With this as a basis, the tradition has spread throughout all the college activities. When asked whether he felt that the temptation to cheat on an exam was strong or not, a Princeton senior replied, "Nobody ever thinks of cheating. It's become so traditional in everything that it isn't done. It's as if you and your girl went swimming and she asked you to turn your back while she changed your clothes. Would you turn around?. Well, it's the same way in the honor system."
One man was expelled last year for violation of this system, and he was the first since the war. A student committee of seven members, to whom every other student is expected to report any evidence of dishonesty, decides on the evidence. If guilty, the committee reports it to the Faculty with a recommendation. The faculty usually expels the student if six out of seven on the committee concur in conviction.
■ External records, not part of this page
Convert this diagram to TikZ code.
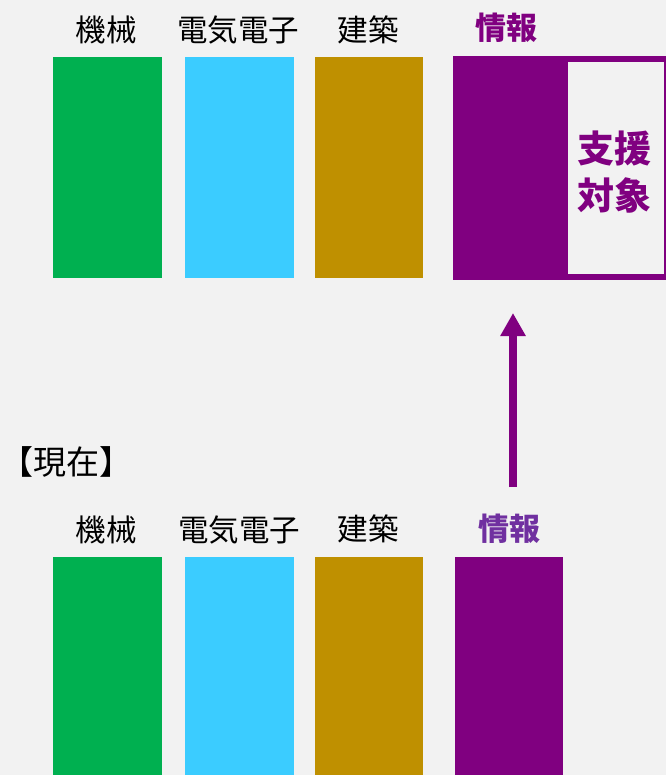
\documentclass[tikz,border=0pt]{standalone}
\usepackage{fontspec}
\setmainfont{Noto Sans CJK JP}
\usetikzlibrary{arrows.meta}
\definecolor{bg}{HTML}{F2F2F2}
\definecolor{cgreen}{HTML}{00B050}
\definecolor{ccyan}{HTML}{3BCCFF}
\definecolor{cgold}{HTML}{BF9000}
\definecolor{cpurple}{HTML}{800080}
\definecolor{clpurple}{HTML}{7030A0}
\begin{document}
\begin{tikzpicture}[x=1pt,y=-1pt,
  bar/.style={draw=none,minimum width=109pt,inner sep=0pt,anchor=north west},
  lbl/.style={font=\fontsize{30.5}{32}\selectfont,inner sep=0pt,text=black}]
\fill[bg] (0,0) rectangle (666,775);
\useasboundingbox (0,0) rectangle (666,775);
% top row
\node[bar,fill=cgreen,minimum height=221pt] (tg) at (53,57) {};
\node[bar,fill=ccyan,minimum height=221pt] (tc) at (185,57) {};
\node[bar,fill=cgold,minimum height=221pt,minimum width=108pt] (tb) at (315,57) {};
\node[bar,fill=cpurple,minimum width=213pt,minimum height=224pt] (tp) at (453,56) {};
\node[bar,fill=bg,minimum width=96pt,minimum height=212pt] (tin) at (568,62) {};
\node[lbl] (tl1) at (106,30) {機械};
\node[lbl] (tl2) at (238,30) {電気電子};
\node[lbl] (tl3) at (368,30) {建築};
\node[lbl,text=cpurple,font=\fontsize{31}{32}\selectfont\bfseries] (tl4) at (506,28) {情報};
\node[text=cpurple,font=\fontsize{37}{47}\selectfont\bfseries,align=center,inner sep=0pt] (sup) at (614,172) {支援\\対象};
% label
\node[lbl,anchor=west,font=\fontsize{33}{34}\selectfont] (now) at (0,462) {【現在】};
% bottom row
\node[bar,fill=cgreen,minimum height=218pt] (bg1) at (53,557) {};
\node[bar,fill=ccyan,minimum height=218pt] (bc) at (185,557) {};
\node[bar,fill=cgold,minimum height=218pt,minimum width=108pt] (bb) at (315,557) {};
\node[bar,fill=cpurple,minimum height=218pt,minimum width=108pt] (bp) at (455,557) {};
\node[lbl] (bl1) at (106,530) {機械};
\node[lbl] (bl2) at (239,530) {電気電子};
\node[lbl] (bl3) at (368,529) {建築};
\node[lbl,text=clpurple,font=\fontsize{31}{32}\selectfont\bfseries] (bl4) at (509,529) {情報};
% arrow
\coordinate (as) at (513,487);
\coordinate (ae) at (513,313);
\draw[cpurple,line width=7.5pt,-{Triangle[width=24pt,length=23pt]}] (as) -- (ae);
\end{tikzpicture}
\end{document}
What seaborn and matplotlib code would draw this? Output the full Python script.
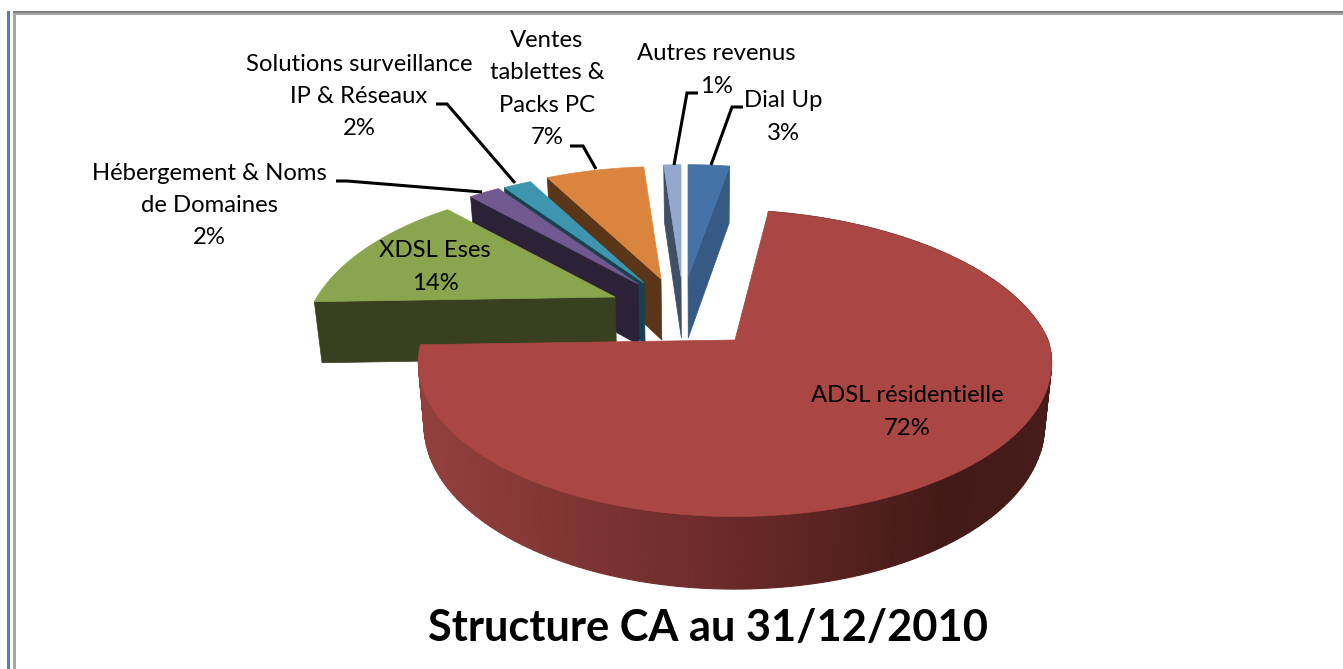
import numpy as np
import seaborn as sns
import matplotlib.pyplot as plt
from matplotlib.colors import to_rgb

# Slices in drawing order round the pie, clockwise from 12 o'clock
labels = ['Dial Up', 'ADSL résidentielle', 'XDSL Eses', 'Hébergement & Noms\nde Domaines',
          'Solutions surveillance\nIP & Réseaux', 'Ventes\ntablettes &\nPacks PC', 'Autres revenus']
values = [2.9, 71.6, 13.5, 2.1, 1.9, 6.8, 1.2]
title = 'Structure CA au 31/12/2010'

# style
face_colors = ['#4572a7', '#aa4643', '#89a54e', '#71588f', '#3d96ae', '#db843d', '#92a8cf']
wall_colors = ['#375a85', '#6d2b2a', '#38401f', '#2c2238', '#16414e', '#5b3517', '#3f4f66']
red_stops_x = [420, 600, 735, 950, 1052]
red_stops_c = ['#93403d', '#7c3331', '#6a2a29', '#431a17', '#451c19']

# exploded position of every slice in pixels (top face apex)
apex = [(688, 277), (735, 340), (615, 297), (638, 284), (644, 283), (661, 279), (681, 277)]
# which radial side shows a wall: 0 start, 1 end
wall_side = [1, None, 0, 0, 0, 0, 0]
paint_order = [0, 6, 5, 4, 3, 2, 1]

back_proj = dict(a=298, b=146, k=0.30, skew=0.0, depth=61, dk=0.07)
red_proj = dict(a=313, b=150, k=0.15, skew=0.125, depth=61, dk=0.16)
vanish_x = 700
shrink = 0.98

sns.set_theme(style='white')
plt.rcParams['font.family'] = ['Lato', 'DejaVu Sans']
palette = sns.color_palette(face_colors)

fig = plt.figure(figsize=(13.43, 6.69), dpi=100)
ax = fig.add_axes([0, 0, 1, 1])
ax.set_xlim(0, 1343)
ax.set_ylim(669, 0)
ax.axis('off')


def top_point(theta, c, p):
    t = np.radians(theta)
    u, v = np.sin(t), -np.cos(t)
    s = 1 / (1 - p['k'] * v)
    dy = p['b'] * v * s
    dx = p['a'] * u * s + p['skew'] * np.minimum(dy, 0)
    return c[0] + dx, c[1] + dy


def bottom_point(x, y, theta, p):
    v = -np.cos(np.radians(theta))
    return vanish_x + (x - vanish_x) * shrink, y + p['depth'] / (1 - p['dk'] * v)


# frame of the page
ax.fill([7, 10, 10, 7], [11, 11, 669, 669], color='#4f81bd', lw=0)
ax.fill([13, 1343, 1343, 13], [11, 11, 13, 13], color='#7f7f7f', lw=0)
ax.fill([13, 1343, 1343, 13], [13, 13, 15, 15], color='#a6a6a6', lw=0)
ax.fill([13, 15.5, 15.5, 13], [13, 13, 669, 669], color='#a6a6a6', lw=0)

edges = 360 * np.concatenate([[0], np.cumsum(values)]) / np.sum(values)

for i in paint_order:
    start, end = edges[i], edges[i + 1]
    c = apex[i]
    p = red_proj if i == 1 else back_proj
    thetas = np.linspace(start, end, 200)
    xs, ys = top_point(thetas, c, p)

    if wall_side[i] is not None:
        th = end if wall_side[i] == 1 else start
        ox, oy = top_point(th, c, p)
        bx, by = bottom_point(ox, oy, th, p)
        ax0, ay0 = bottom_point(c[0], c[1], 90, p)
        ax.fill([ox, c[0], ax0, bx], [oy, c[1], ay0, by], color=wall_colors[i], lw=0.5)

    if i == 1:
        # curved outer wall of the big slice, shaded from left to right
        bxs, bys = bottom_point(xs, ys, thetas, p)
        rgb = np.array([to_rgb(col) for col in red_stops_c])
        for j in range(len(thetas) - 1):
            col = [np.interp(xs[j], red_stops_x, rgb[:, n]) for n in range(3)]
            ax.fill([xs[j], xs[j + 1], bxs[j + 1], bxs[j]], [ys[j], ys[j + 1], bys[j + 1], bys[j]],
                    color=col, lw=0.8)

    ax.fill(np.r_[c[0], xs], np.r_[c[1], ys], color=palette[i], lw=0.5)

# leader lines
leaders = [
    ([743, 732, 711], [107, 107, 165]),
    ([698, 687, 674], [93, 93, 165]),
    ([570, 583, 596], [146, 146, 169]),
    ([436, 447, 515], [104, 104, 183]),
    ([336, 347, 482], [181, 181, 192]),
]
for lx, ly in leaders:
    ax.plot(lx, ly, color='black', lw=2.2, solid_joinstyle='miter', solid_capstyle='butt')

# text
label_pos = [(783, 117), (907, 412), (435, 267), (209, 205.5), (359, 96.5), (547, 89), (716, 70)]
for lab, val, pos in zip(labels, values, label_pos):
    ax.text(pos[0], pos[1], '{}\n{}%'.format(lab, int(round(val))), ha='center', va='center',
            fontsize=17.2, color='black', linespacing=1.67)

ax.text(708, 628, title, ha='center', va='center', fontsize=31.2, fontweight='bold', color='black')

fig.savefig('out.png', dpi=100)
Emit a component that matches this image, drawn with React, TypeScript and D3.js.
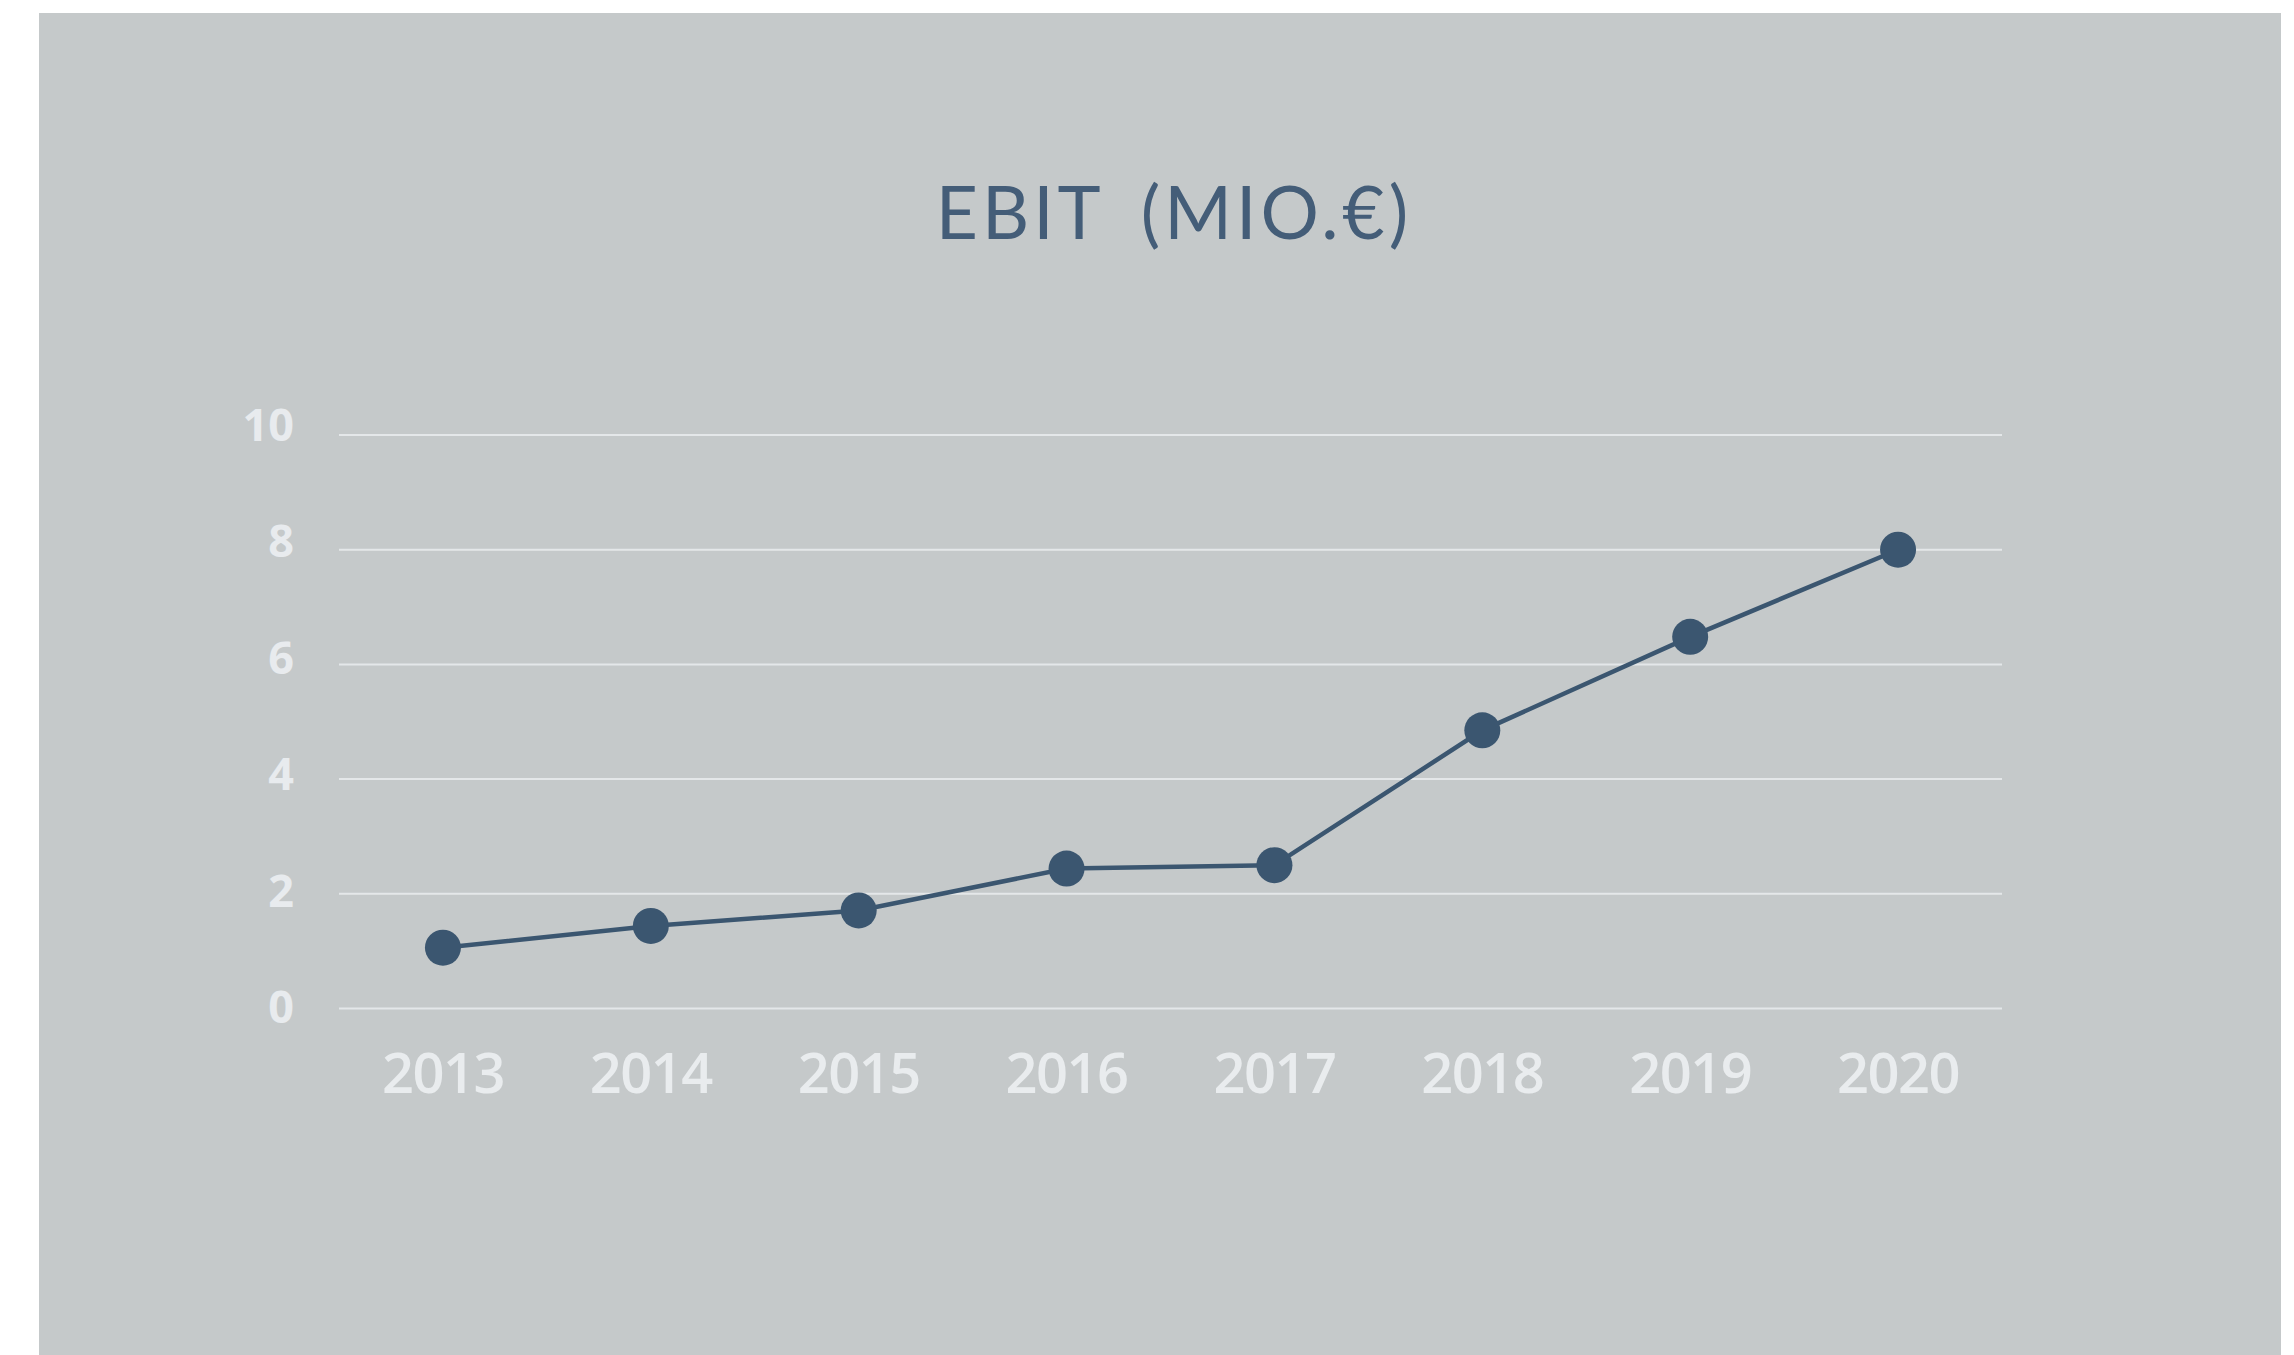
import React from "react";
import * as d3 from "d3";

const years = ["2013", "2014", "2015", "2016", "2017", "2018", "2019", "2020"];
const ebit = [1.06, 1.44, 1.71, 2.44, 2.5, 4.85, 6.48, 8.0];
const yTicks = [0, 2, 4, 6, 8, 10];
const titleMain = "EBIT";
const titleUnit = "(MIO.€)";

const W = 2294;
const H = 1355;

export default function App() {
  const x = d3.scalePoint<string>().domain(years).range([339, 2002]).padding(0.5);
  const y = d3.scaleLinear().domain([0, 10]).range([1008.5, 435]);
  // tick labels in the original are spread slightly wider than the gridlines
  const yLabel = d3.scaleLinear().domain([0, 10]).range([1007, 424.5]);
  const line = d3
    .line<number>()
    .x((_, i) => x(years[i]) as number)
    .y((d) => y(d));

  return (
    <svg
      width={W}
      height={H}
      style={{ position: "fixed", left: 0, top: 0, display: "block" }}
    >
      <rect x={0} y={0} width={W} height={H} fill="#ffffff" />
      <rect x={39} y={13} width={2242} height={H - 13} fill="#c5c9ca" />
      <text
        x={1174}
        y={239}
        textAnchor="middle"
        fill="#445d78"
        fontFamily="Lato, 'Open Sans', sans-serif"
        fontWeight={400}
        fontSize={73}
        letterSpacing={4}
      >
        <tspan>{titleMain}</tspan>
        <tspan dx={36}>{titleUnit}</tspan>
      </text>
      {yTicks.map((t) => (
        <g key={t}>
          <line
            x1={339}
            x2={2002}
            y1={y(t)}
            y2={y(t)}
            stroke="#e4e7e9"
            strokeWidth={2}
          />
          <text
            x={294}
            y={yLabel(t)}
            dy="0.36em"
            textAnchor="end"
            fill="#e8ebee"
            fontFamily="'Open Sans', sans-serif"
            fontWeight={700}
            fontSize={45}
          >
            {t}
          </text>
        </g>
      ))}
      {years.map((yr) => (
        <text
          key={yr}
          x={x(yr) as number}
          y={1093}
          textAnchor="middle"
          fill="#e9ecee"
          fontFamily="'Open Sans', sans-serif"
          fontWeight={600}
          fontSize={56}
          letterSpacing={-1.5}
        >
          {yr}
        </text>
      ))}
      <path d={line(ebit) || ""} fill="none" stroke="#3b5670" strokeWidth={4.5} />
      {ebit.map((v, i) => (
        <circle key={i} cx={x(years[i]) as number} cy={y(v)} r={18} fill="#3b5670" />
      ))}
    </svg>
  );
}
At present some members of the Honor committee in the senior class are hoping to write the honor tradition down in some sort of a preamble in order to clarify it and institutionalize it more than it is. It really doesn't need any strengthening, for even as an unwritten law, it is all powerful in Princeton.
Ex-president of the Argentine newspaper La Prensa, Alberto Paz, said after his visit to America that it was not the Grand Canyon or Niagara Falls that was the most remarkable thing he saw, but the Princeton honor system, and he might well think so.